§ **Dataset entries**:
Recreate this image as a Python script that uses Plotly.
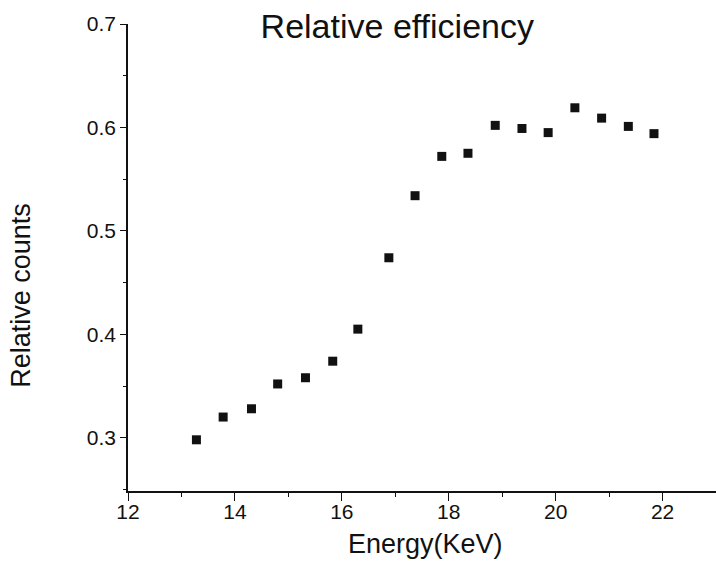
import plotly.graph_objects as go

energy = [13.28, 13.78, 14.31, 14.80, 15.32, 15.83, 16.30, 16.88, 17.37,
          17.87, 18.36, 18.87, 19.37, 19.86, 20.36, 20.86, 21.36, 21.84]
counts = [0.298, 0.320, 0.328, 0.352, 0.358, 0.374, 0.405, 0.474, 0.534,
          0.572, 0.575, 0.602, 0.599, 0.595, 0.619, 0.609, 0.601, 0.594]

title_text = "Relative efficiency"
x_title = "Energy(KeV)"
y_title = "Relative counts"

FONT = "Liberation Sans, Arial, sans-serif"
INK = "#111111"

fig = go.Figure()
fig.add_trace(go.Scatter(
    x=energy, y=counts, mode="markers",
    marker=dict(symbol="square", size=9, color=INK, line=dict(width=0)),
    showlegend=False,
))

fig.update_layout(
    width=716, height=569,
    margin=dict(l=128, r=0, t=24, b=78),
    paper_bgcolor="white", plot_bgcolor="white",
    font=dict(family=FONT, color=INK),
    title=dict(text=title_text, font=dict(size=34, family=FONT, color=INK),
               xref="paper", x=0.458, xanchor="center",
               yref="container", y=1 - 26 / 569, yanchor="middle"),
    xaxis=dict(range=[12, 23.0], tickmode="linear", tick0=12, dtick=2,
               showgrid=False, zeroline=False, showline=True, linecolor=INK,
               linewidth=1.6, ticks="outside", ticklen=8, tickwidth=1.4,
               tickcolor=INK, tickfont=dict(size=21, family=FONT, color=INK),
               ticklabelstandoff=-7,
               minor=dict(ticks="outside", dtick=1, ticklen=4, tickwidth=1.2,
                          tickcolor=INK, showgrid=False)),
    yaxis=dict(range=[0.2485, 0.7], tickmode="linear", tick0=0.3, dtick=0.1,
               tickformat=".1f",
               showgrid=False, zeroline=False, showline=True, linecolor=INK,
               linewidth=1.6, ticks="outside", ticklen=6, tickwidth=1.4,
               tickcolor=INK, tickfont=dict(size=21, family=FONT, color=INK),
               minor=dict(ticks="outside", dtick=0.05, ticklen=3, tickwidth=1.2,
                          tickcolor=INK, showgrid=False)),
    annotations=[
        dict(text=x_title, xref="paper", yref="paper", x=0.506, y=-0.114,
             xanchor="center", yanchor="middle", showarrow=False,
             font=dict(size=27, family=FONT, color=INK)),
        dict(text=y_title, xref="paper", yref="paper", x=-0.182, y=0.42,
             xanchor="center", yanchor="middle", showarrow=False, textangle=-90,
             font=dict(size=27, family=FONT, color=INK)),
    ],
)

fig.write_html("out.html")
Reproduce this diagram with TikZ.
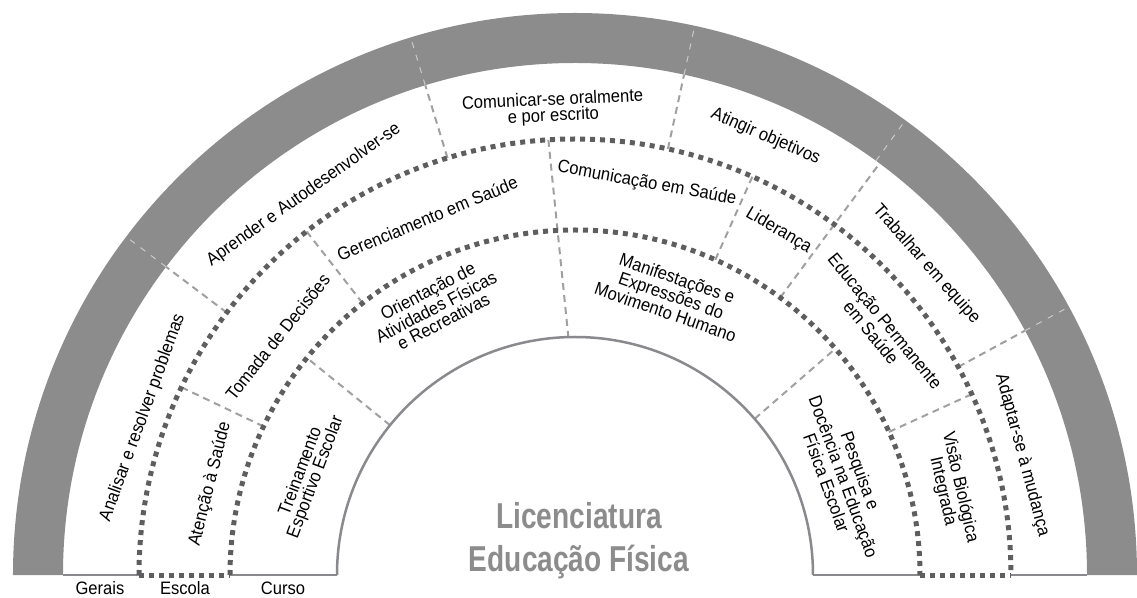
\documentclass[tikz,border=0pt]{standalone}
\usepackage{fontspec}
\setmainfont{Liberation Sans}[FakeStretch=0.92]
\newfontfamily\titlefont{Liberation Sans}[FakeStretch=0.78]
\definecolor{bandgray}{HTML}{8C8C8C}
\definecolor{dotgray}{HTML}{5E5E5E}
\definecolor{sepgray}{HTML}{A0A0A0}
\definecolor{linegray}{HTML}{8A8A8E}
\tikzset{
  lbl/.style={font=\fontsize{18}{16}\selectfont, align=center, inner sep=0pt},
  ringdots/.style={draw=dotgray, line width=5pt, dash pattern=on 5pt off 5pt},
  sepline/.style={draw=sepgray, line width=2pt, dash pattern=on 7pt off 5pt},
  bandcut/.style={draw=white!55!bandgray, line width=1pt, dash pattern=on 6pt off 7pt},
  floorline/.style={draw=linegray, line width=2.5pt},
  bigtitle/.style={font=\titlefont\bfseries\fontsize{36}{43}\selectfont, text=bandgray, anchor=base, inner sep=0pt}
}
\begin{document}
\begin{tikzpicture}[x=1pt,y=1pt]
\useasboundingbox (-575,-22) rectangle (562,575);
% Draw the grey band on the outside
\fill[bandgray] (0:562) arc (0:180:562) -- (180:512) arc (180:0:512) -- cycle;
% Faint gaps in the band where the outer separators go through
\foreach \a in {143,107,77.7,54,28.5}
{
  \draw[bandcut] (\a:512) -- (\a:562);
}
% Separators of the outer ring (Gerais)
\foreach \a in {143,107,77.7,28.5}
{
  \draw[sepline] (\a:436) -- (\a:512);
}
% This one runs through the outer and the middle ring
\draw[sepline] (53.5:345) -- (53.5:512);
% Separators of the middle ring (Escola)
\foreach \a in {154.5,128,66,24.5}
{
  \draw[sepline] (\a:345) -- (\a:436);
}
% This one runs through the middle and the inner ring
\draw[sepline] (93.5:436) -- (91.6:238);
% Separators of the inner ring (Curso)
\foreach \a in {141,41}
{
  \draw[sepline] (\a:238) -- (\a:345);
}
% The floor and the inner arc
\draw[floorline] (180:238) arc (180:0:238);
\draw[floorline] (-512,0) -- (-436,0) (-345,0) -- (-238,0);
\draw[floorline] (238,0) -- (345,0) (436,0) -- (512,0);
% The two dotted rings round the Escola ring
\draw[ringdots] (180:436) arc (180:0:436);
\draw[ringdots] (180:345) arc (180:0:345);
\draw[ringdots] (-436,0) -- (-345,0);
\draw[ringdots] (345,0) -- (436,0);

% Gerais
\draw (160:460) node[lbl, rotate=70] (g1) {Analisar e resolver problemas};
\draw (125.5:467) node[lbl, rotate=35.5] (g2) {Aprender e Autodesenvolver-se};
\draw (92.7:467) node[lbl, rotate=2.7] (g3) {Comunicar-se oralmente\\e por escrito};
\draw (66.5:478) node[lbl, rotate=-23.5] (g4) {Atingir objetivos};
\draw (41.5:469) node[lbl, rotate=-48.5] (g5) {Trabalhar em equipe};
\draw (15:463) node[lbl, rotate=-75] (g6) {Adaptar-se à mudança};

% Escola
\draw (166:376) node[lbl, rotate=76] (e1) {Atenção à Saúde};
\draw (141.3:381) node[lbl, rotate=51.3] (e2) {Tomada de Decisões};
\draw (112.5:386) node[lbl, rotate=22.5] (e3) {Gerenciamento em Saúde};
\draw (79.6:398) node[lbl, rotate=-10.4] (e4) {Comunicação em Saúde};
\draw (59.4:400) node[lbl, rotate=-30.6] (e5) {Liderança};
\draw (39.3:392) node[lbl, rotate=-50.7] (e6) {Educação Permanente\\em Saúde};
\draw (12.8:386) node[lbl, rotate=-77.2] (e7) {Visão Biológica\\Integrada};

% Curso
\draw (159.3:285) node[lbl, rotate=69.3] (c1) {Treinamento\\Esportivo Escolar};
\draw (117.4:303) node[lbl, rotate=27.4] (c2) {Orientação de\\Atividades Físicas\\e Recreativas};
\draw (71:296) node[lbl, rotate=-19] (c3) {Manifestações e\\Expressões do\\Movimento Humano};
\draw (20.1:286) node[lbl, rotate=-69.9] (c4) {Pesquisa e\\Docência na Educação\\Física Escolar};

% Names of the rings under the floor
\node[lbl, anchor=base] (gerais) at (-475,-19) {Gerais};
\node[lbl, anchor=base] (escola) at (-390,-19) {Escola};
\node[lbl, anchor=base] (curso) at (-292,-19) {Curso};

% Title in the middle
\node[bigtitle] (lic) at (4,47) {Licenciatura};
\node[bigtitle] (edfis) at (4,4) {Educação Física};
\end{tikzpicture}
\end{document}
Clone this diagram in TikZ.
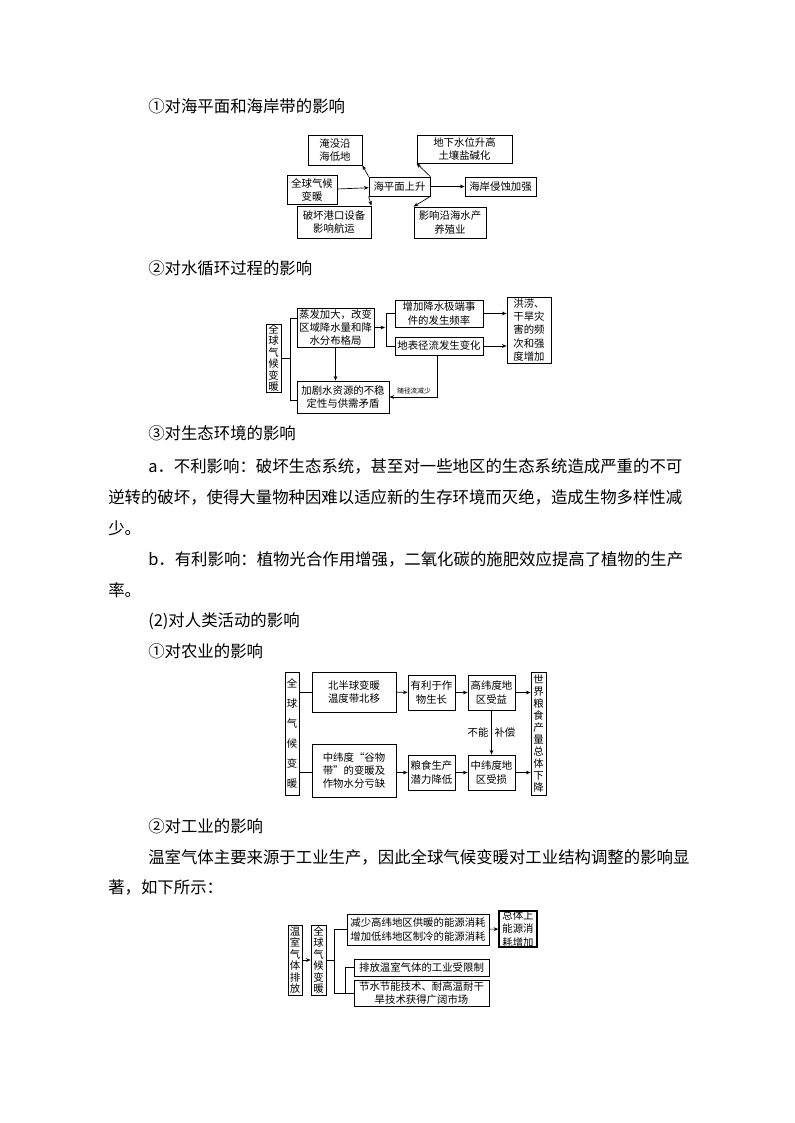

§ **GIVEN EXERCISE**:
Search the material above for "diagram". Pull out each line where it shows up.

§ **CORRECT RESULT**:
Reproduce this diagram with TikZ.
Clone this diagram in TikZ.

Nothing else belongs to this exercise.